Bill: Goran Dragic for Tony Parker… or even Lillard. Stay with me:
The lack of Dragic shows just how laughable this game has become. He’s played far better than both Lillard AND Parker for pretty much the entire season, all while running one of the most potent offenses in the league. Seeing how the Suns are firmly entrenched in the playoff hunt when everyone fully expected them to be a part of the tank-o-rama only solidifies his case. What a joke.
Parker and Lillard, seeing that their teams were expected to be good and playoff contenders, have received significantly more national TV coverage by comparison. Can the same be said of PHX? Nope. Finally, and even though I touched on this already, Dragic is anchoring a team that was expected to be a in the tank race for the number one pick. He and the team have far exceeded ALL expectations and are taking it to teams without fear. Can either of the two other teams and their respective players say the same? Uh, nope.
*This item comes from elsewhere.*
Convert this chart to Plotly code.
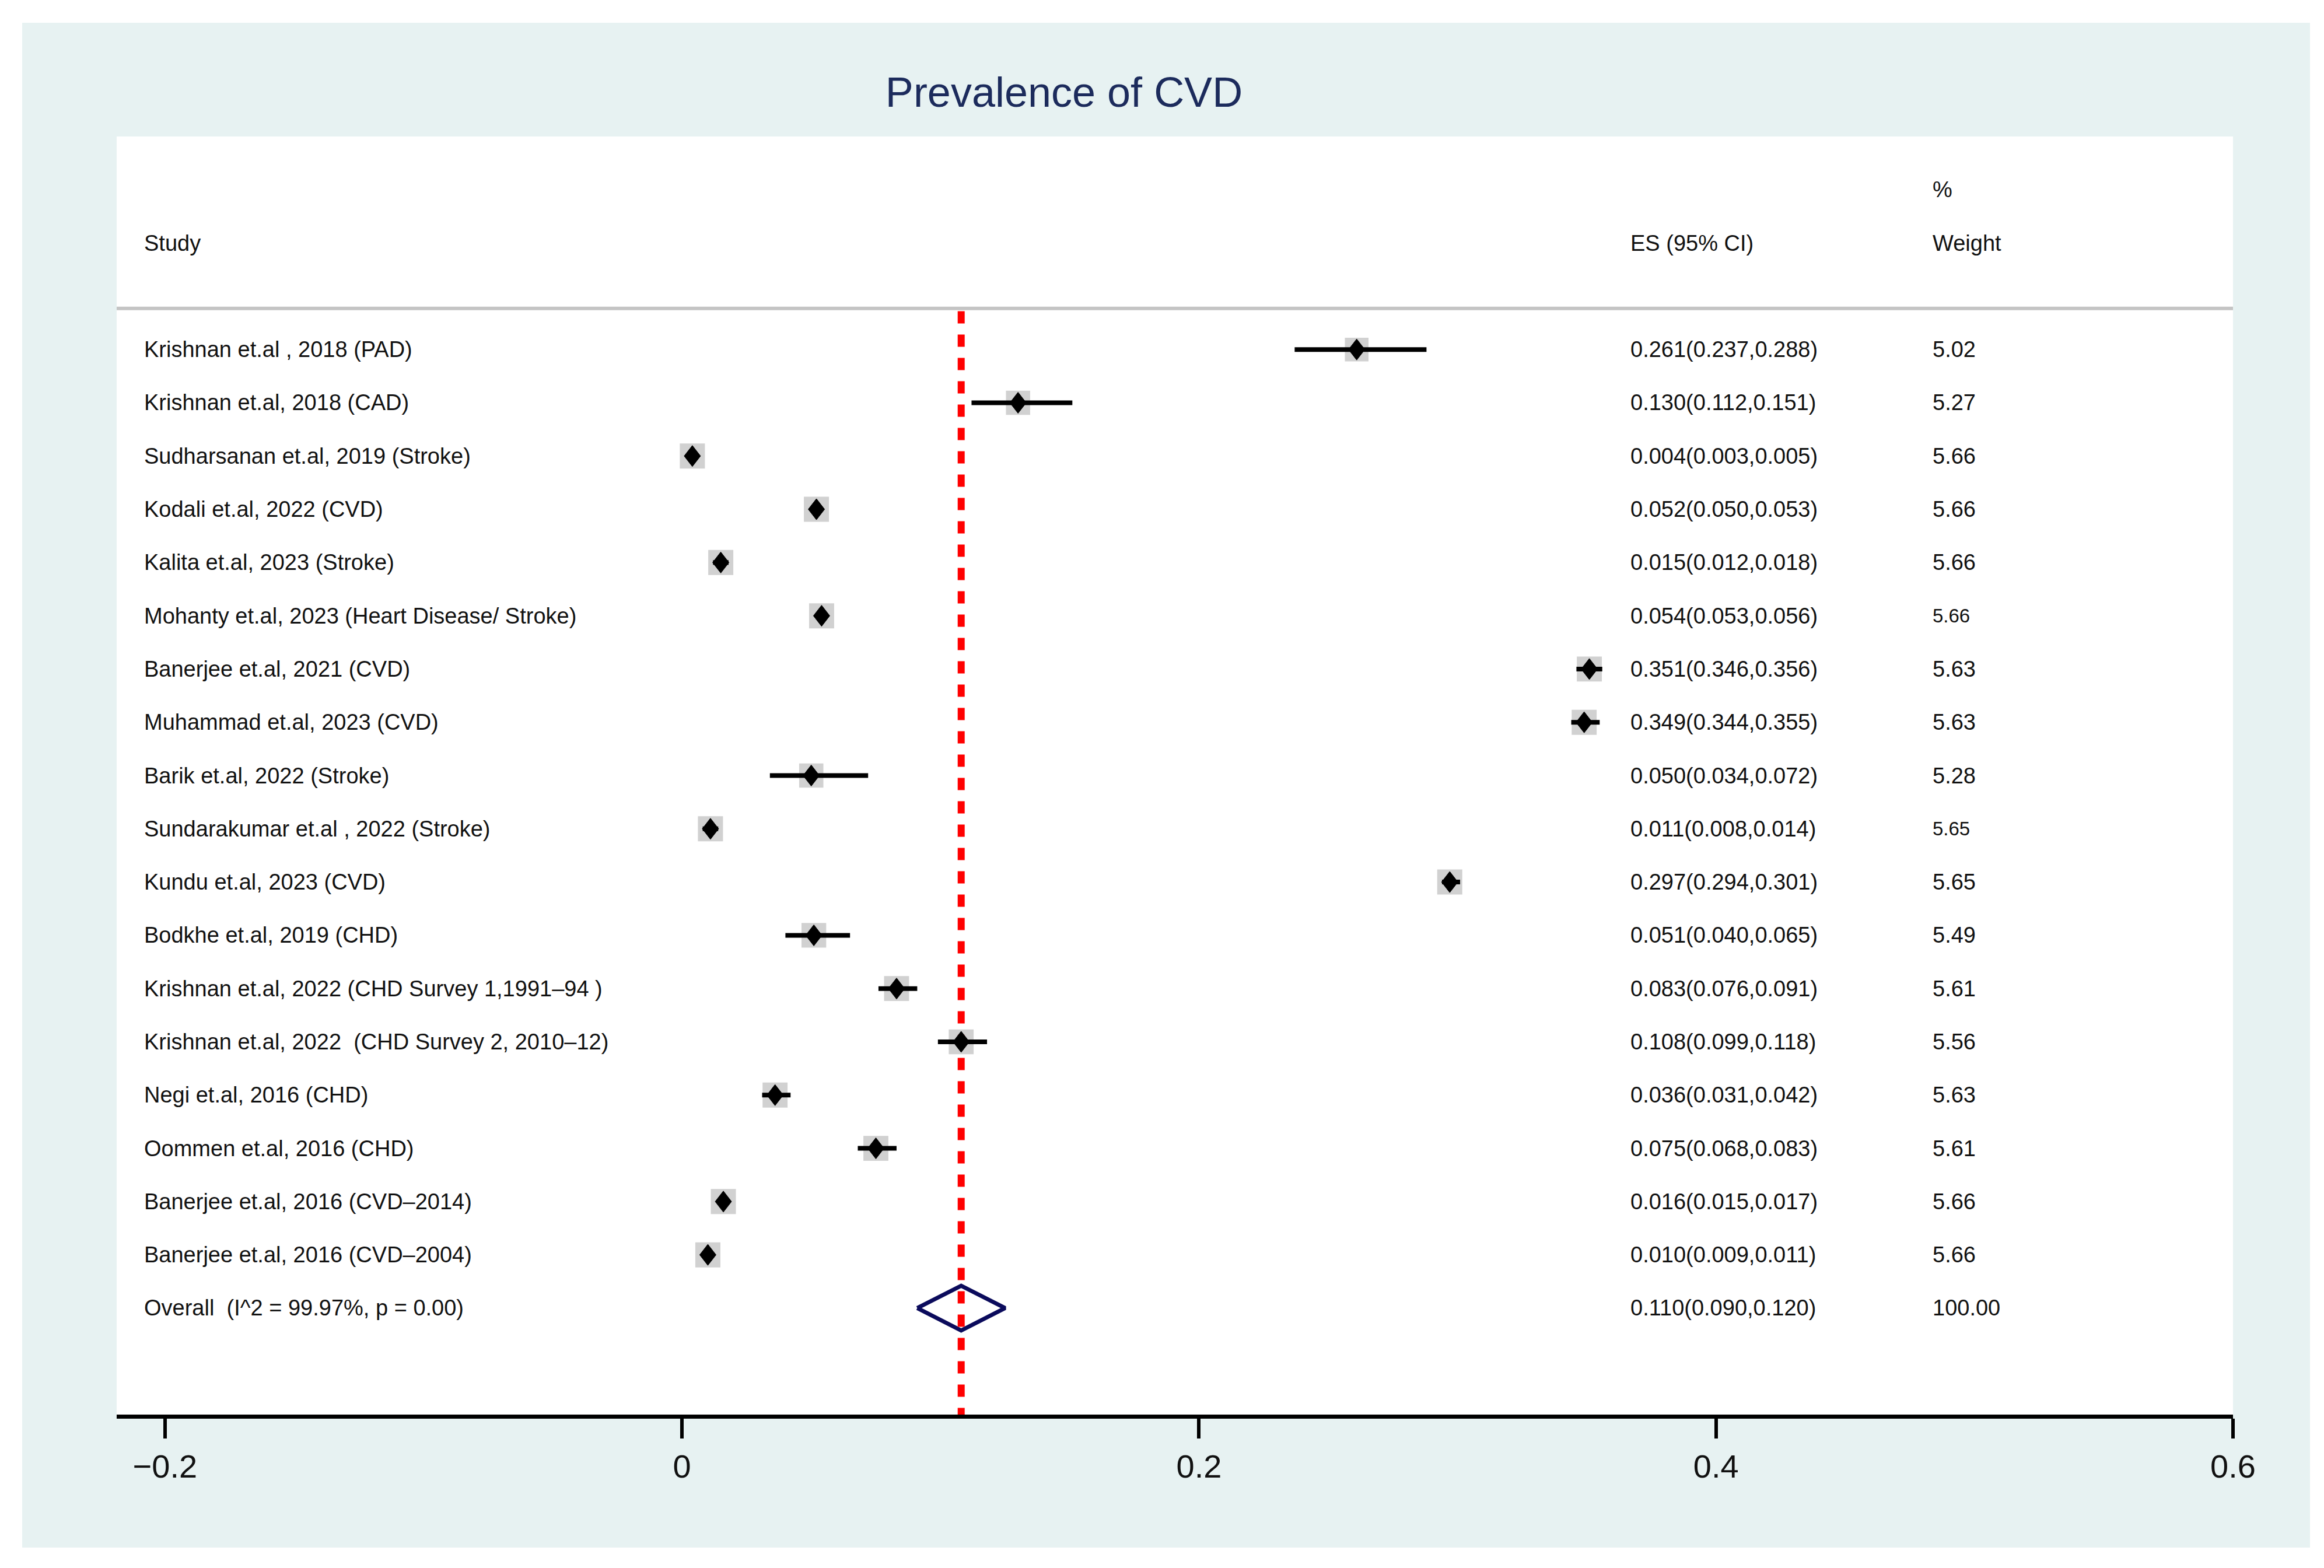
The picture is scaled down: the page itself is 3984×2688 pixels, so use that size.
import math
import plotly.graph_objects as go

# ---------------- data ----------------
studies = [
    "Krishnan et.al , 2018 (PAD)",
    "Krishnan et.al, 2018 (CAD)",
    "Sudharsanan et.al, 2019 (Stroke)",
    "Kodali et.al, 2022 (CVD)",
    "Kalita et.al, 2023 (Stroke)",
    "Mohanty et.al, 2023 (Heart Disease/ Stroke)",
    "Banerjee et.al, 2021 (CVD)",
    "Muhammad et.al, 2023 (CVD)",
    "Barik et.al, 2022 (Stroke)",
    "Sundarakumar et.al , 2022 (Stroke)",
    "Kundu et.al, 2023 (CVD)",
    "Bodkhe et.al, 2019 (CHD)",
    "Krishnan et.al, 2022 (CHD Survey 1,1991\u201394 )",
    "Krishnan et.al, 2022 \u00a0(CHD Survey 2, 2010\u201312)",
    "Negi et.al, 2016 (CHD)",
    "Oommen et.al, 2016 (CHD)",
    "Banerjee et.al, 2016 (CVD\u20132014)",
    "Banerjee et.al, 2016 (CVD\u20132004)",
]
es = [0.261, 0.130, 0.004, 0.052, 0.015, 0.054, 0.351, 0.349, 0.050,
      0.011, 0.297, 0.051, 0.083, 0.108, 0.036, 0.075, 0.016, 0.010]
ci_lo = [0.237, 0.112, 0.003, 0.050, 0.012, 0.053, 0.346, 0.344, 0.034,
         0.008, 0.294, 0.040, 0.076, 0.099, 0.031, 0.068, 0.015, 0.009]
ci_hi = [0.288, 0.151, 0.005, 0.053, 0.018, 0.056, 0.356, 0.355, 0.072,
         0.014, 0.301, 0.065, 0.091, 0.118, 0.042, 0.083, 0.017, 0.011]
weights = [5.02, 5.27, 5.66, 5.66, 5.66, 5.66, 5.63, 5.63, 5.28,
           5.65, 5.65, 5.49, 5.61, 5.56, 5.63, 5.61, 5.66, 5.66]

overall_label = "Overall  (I^2 = 99.97%, p = 0.00)"
overall_es_text = "0.110(0.090,0.120)"
overall_weight_text = "100.00"
overall_es = 0.108      # as drawn
overall_lo = 0.091
overall_hi = 0.125

x_ticks = [-0.2, 0, 0.2, 0.4, 0.6]
title_text = "Prevalence of CVD"

# rows whose weight text is printed smaller in the original
small_weight_rows = [5, 9]

# ---------------- layout geometry (pixels) ----------------
W, H = 3984, 2688
OFF = 8  # page body margin offset compensation
L, R, T, B = 200 - OFF, 156 + OFF, 234 - OFF, 263 + OFF
PW, PH = W - L - R, H - T - B

def px_x(p):   # p = screen pixel
    return (p - OFF - L) / PW

def px_y(p):
    return (H - B - (p - OFF)) / PH

XMIN, XMAX = -0.2187, 0.6
YMAX, YMIN = 21.0, -3.0
ux = (XMAX - XMIN) / PW    # data units per px
uy = (YMAX - YMIN) / PH

FONT = "Liberation Sans, Arial, sans-serif"
TXT = 38
n = len(studies)
rows = list(range(1, n + 1))
overall_row = n + 1

X_STUDY, X_ES, X_W = -0.2085, 0.3665, 0.4834

fig = go.Figure()

# overall diamond
hh = 0.42
fig.add_trace(go.Scatter(
    x=[overall_lo, overall_es, overall_hi, overall_es, overall_lo],
    y=[overall_row, overall_row - hh, overall_row, overall_row + hh, overall_row],
    mode="lines", line=dict(color="#0b0b5c", width=7),
    hoverinfo="skip", showlegend=False))

# overall effect reference line
fig.add_trace(go.Scatter(
    x=[overall_es, overall_es], y=[0.28, 21.2], mode="lines",
    line=dict(color="#ff0000", width=12, dash="21px,19px"),
    hoverinfo="skip", showlegend=False))

# weight boxes
box_sizes = [43 * math.sqrt(w / 5.66) for w in weights]
fig.add_trace(go.Scatter(
    x=es, y=rows, mode="markers",
    marker=dict(symbol="square", size=box_sizes, color="#bdbdbd", line=dict(width=0)),
    hoverinfo="skip", showlegend=False))

# confidence intervals
cx, cy = [], []
for lo, hi, r in zip(ci_lo, ci_hi, rows):
    cx += [lo, hi, None]
    cy += [r, r, None]
fig.add_trace(go.Scatter(x=cx, y=cy, mode="lines",
                         line=dict(color="black", width=8),
                         hoverinfo="skip", showlegend=False))

# point estimates (diamonds, slightly taller than wide)
dw, dh = 14 * ux, 18 * uy
dx, dy = [], []
for e, r in zip(es, rows):
    dx += [e - dw, e, e + dw, e, e - dw, None]
    dy += [r, r - dh, r, r + dh, r, None]
fig.add_trace(go.Scatter(x=dx, y=dy, mode="lines", fill="toself",
                         fillcolor="black", line=dict(color="black", width=1),
                         hoverinfo="skip", showlegend=False))

# ---------------- text ----------------
ann = []
def add_text(x, y, s, size=TXT):
    ann.append(dict(x=x, y=y, xref="x", yref="y", text=s, showarrow=False,
                    xanchor="left", yanchor="middle",
                    font=dict(family=FONT, size=size, color="#111111")))

add_text(X_STUDY, -1, "Study")
add_text(X_ES, -1, "ES (95% CI)")
add_text(X_W, -2, "%")
add_text(X_W, -1, "Weight")

for i, (s, e, lo, hi, w, r) in enumerate(zip(studies, es, ci_lo, ci_hi, weights, rows)):
    add_text(X_STUDY, r, s)
    add_text(X_ES, r, f"{e:.3f}({lo:.3f},{hi:.3f})")
    add_text(X_W, r, f"{w:.2f}", size=33 if i in small_weight_rows else TXT)

add_text(X_STUDY, overall_row, overall_label)
add_text(X_ES, overall_row, overall_es_text)
add_text(X_W, overall_row, overall_weight_text)

# ---------------- shapes ----------------
shapes = [
    dict(type="rect", xref="paper", yref="paper",
         x0=px_x(38), x1=px_x(3960), y0=px_y(2653), y1=px_y(39),
         fillcolor="#e7f2f2", line=dict(width=0), layer="below"),
    dict(type="rect", xref="paper", yref="paper",
         x0=0, x1=1, y0=0, y1=1,
         fillcolor="white", line=dict(width=0), layer="below"),
    dict(type="line", xref="paper", yref="y", x0=0, x1=1, y0=0.23, y1=0.23,
         line=dict(color="#c4c4c4", width=6), layer="below"),
]

fig.update_layout(
    width=W, height=H,
    margin=dict(l=L, r=R, t=T, b=B, pad=0),
    paper_bgcolor="white", plot_bgcolor="white",
    showlegend=False,
    title=dict(text=title_text, x=(1824 - OFF) / W, xref="container", xanchor="center",
               y=1 - (158 - OFF) / H, yref="container", yanchor="middle",
               font=dict(family=FONT, size=72, color="#1c2b5c")),
    annotations=ann, shapes=shapes,
    font=dict(family=FONT),
)
fig.update_xaxes(range=[XMIN, XMAX], tickvals=x_ticks, showgrid=False, zeroline=False,
                 showline=True, linecolor="black", linewidth=7,
                 ticks="outside", ticklen=34, tickwidth=6, tickcolor="black",
                 tickfont=dict(family=FONT, size=56, color="#111111"))
fig.update_yaxes(range=[YMAX, YMIN], visible=False, showgrid=False, zeroline=False)

fig.write_html("out.html")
Fan and media voting is a joke. It’s more about who is a known commodity based on popularity acquired through exposure rather than actual production and value to their respective team. Dragic, when compared stat to stat, exceeds Parker in almost every category. Compared to Lillard, he’s ahead in a few and very close in several others. Based on that, statistically and for what he’s doing for a team that many ruled out, Dragic deserves to go. Period.
The NBA: Where favoritism based on popularity rather than hard work… repeatedly happens.
Joao: I wouldn’t touch the starters because, well, they won a popularity contest; but rightfully so in almost all 10 cases.